Je souhaite tout d'abord mettre l'accent, au nom du groupe Socialistes et apparentés, sur deux dispositions du projet de loi, que nous examinons aujourd'hui : d'une part la mission de régulation, qui sera entièrement confiée à l'ARCEP, d'autre part l'ouverture à la concurrence du marché de la distribution de la presse en 2023.
La désignation de l'ARCEP comme régulateur unique en remplacement du CSMP et de l'ARDP nous paraît tout à fait préoccupante. Les missions de cette autorité correspondent à une analyse du marché, par conséquent à un raisonnement économique et financier ne permettant pas de garantir que l'objectif constitutionnel de maintien du pluralisme de la presse soit mis au premier plan.
Le présent projet de loi introduit par ailleurs un risque pour l'égalité de traitement entre les titres de presse. Rappelons que l'objectif de la loi Bichet de 1947, qui organise depuis plus de soixante-dix ans la distribution de la presse écrite, était d'en garantir une diffusion libre et impartiale sur l'ensemble du territoire. Or, en attribuant l'ensemble de la régulation et à une seule autorité dont les membres sont désignés par les présidents des chambres parlementaires et par le Président de la République, la distribution de la presse pourrait se retrouver entre les mains d'un pouvoir qui aurait toute latitude pour laisser ou non diffuser l'information en fonction des opinions.
La distribution de la presse est une question sensible pour la liberté d'expression et a fortiori pour notre démocratie. L'encadrement, permis par les amendements socialistes au Sénat, des pouvoirs dont l'ARCEP disposerait en matière de maintien du pluralisme, de maillage territorial et de transparence des tarifs améliore toutefois le dispositif présenté dans ce projet de loi. L'action de nos collègues socialistes au Sénat a également permis de limiter le champ d'intervention de l'autorité de régulation sur la distribution groupée de la presse, ce qui garantit aux éditeurs qui s'autodistribuent, et notamment à la presse quotidienne régionale, de continuer à le faire sans que l'ARCEP puisse intervenir ou exiger un droit de regard.
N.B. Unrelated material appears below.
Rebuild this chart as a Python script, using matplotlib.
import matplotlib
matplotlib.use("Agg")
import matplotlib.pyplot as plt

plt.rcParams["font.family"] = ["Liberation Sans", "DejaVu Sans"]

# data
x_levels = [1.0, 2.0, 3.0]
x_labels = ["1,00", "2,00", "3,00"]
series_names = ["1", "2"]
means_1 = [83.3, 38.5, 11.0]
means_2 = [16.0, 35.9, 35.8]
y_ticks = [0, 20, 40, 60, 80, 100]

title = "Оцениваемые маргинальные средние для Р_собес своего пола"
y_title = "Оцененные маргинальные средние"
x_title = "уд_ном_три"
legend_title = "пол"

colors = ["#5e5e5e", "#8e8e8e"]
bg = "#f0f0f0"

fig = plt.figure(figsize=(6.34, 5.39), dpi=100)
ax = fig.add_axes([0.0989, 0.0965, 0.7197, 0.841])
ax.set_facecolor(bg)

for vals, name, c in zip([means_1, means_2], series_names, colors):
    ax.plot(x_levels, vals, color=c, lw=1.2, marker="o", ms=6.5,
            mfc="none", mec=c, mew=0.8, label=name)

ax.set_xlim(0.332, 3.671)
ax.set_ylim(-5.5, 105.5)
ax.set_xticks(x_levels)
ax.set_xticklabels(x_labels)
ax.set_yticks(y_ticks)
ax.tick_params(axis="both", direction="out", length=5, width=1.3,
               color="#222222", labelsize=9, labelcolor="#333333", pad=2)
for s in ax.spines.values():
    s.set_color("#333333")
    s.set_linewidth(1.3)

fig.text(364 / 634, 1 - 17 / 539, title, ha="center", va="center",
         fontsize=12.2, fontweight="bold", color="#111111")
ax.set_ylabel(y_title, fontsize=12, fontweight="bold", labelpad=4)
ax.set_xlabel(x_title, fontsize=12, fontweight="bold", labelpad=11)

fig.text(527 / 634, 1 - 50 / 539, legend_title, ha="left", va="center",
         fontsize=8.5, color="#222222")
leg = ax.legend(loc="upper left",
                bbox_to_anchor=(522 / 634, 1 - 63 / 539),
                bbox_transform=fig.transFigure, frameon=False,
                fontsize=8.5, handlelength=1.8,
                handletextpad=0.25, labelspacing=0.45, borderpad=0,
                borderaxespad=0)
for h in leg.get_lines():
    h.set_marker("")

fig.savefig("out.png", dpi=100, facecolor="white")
Enfin, nous partageons les craintes des syndicats quant aux conséquences de l'ouverture du marché à la concurrence en 2023 pour le secteur de la distribution de la presse. L'ouverture des capitaux à des sociétés spécialisées dans la distribution, comme la multinationale Amazon, pourrait causer une casse sociale irréparable. En effet, une entreprise ayant le profit pour unique objectif aurait la possibilité de restructurer les messageries afin de couper dans les effectifs à terme.
En tout état de cause, une intervention était nécessaire face à la disparition de près de 800 points de vente de presse par an, disparition en partie liée à la chute des ventes de la presse papier au profit des éditions numériques, en hausse significative. Nous avons donc accueilli positivement la prise en compte du numérique et le maintien des grands principes de la loi Bichet : système coopératif, liberté de distribution, égalité de traitement. La fin du système hérité de 1947, qui permettait aux éditeurs de presse d'être à la fois actionnaires et clients des messageries, et entraînait des conflits d'intérêts, est une mesure bienvenue. Cependant, nous pensons que la loi de modernisation du secteur de la presse, adoptée en 2015, qui confirme et renforce une régulation bicéphale, est plus satisfaisante puisque le présent texte introduit une faille en ouvrant la possibilité d'une régulation aux mains du pouvoir. La menace pour l'égalité de traitement des titres de presse et le risque de casse sociale sont autant de points que nous ne pouvons soutenir.
Enfin, nous doutons que cette réforme permette de redresser les ventes et la situation des opérateurs français historiques de distribution de la presse. C'est pourquoi, à ce stade, nous prévoyons de nous abstenir sur ce texte.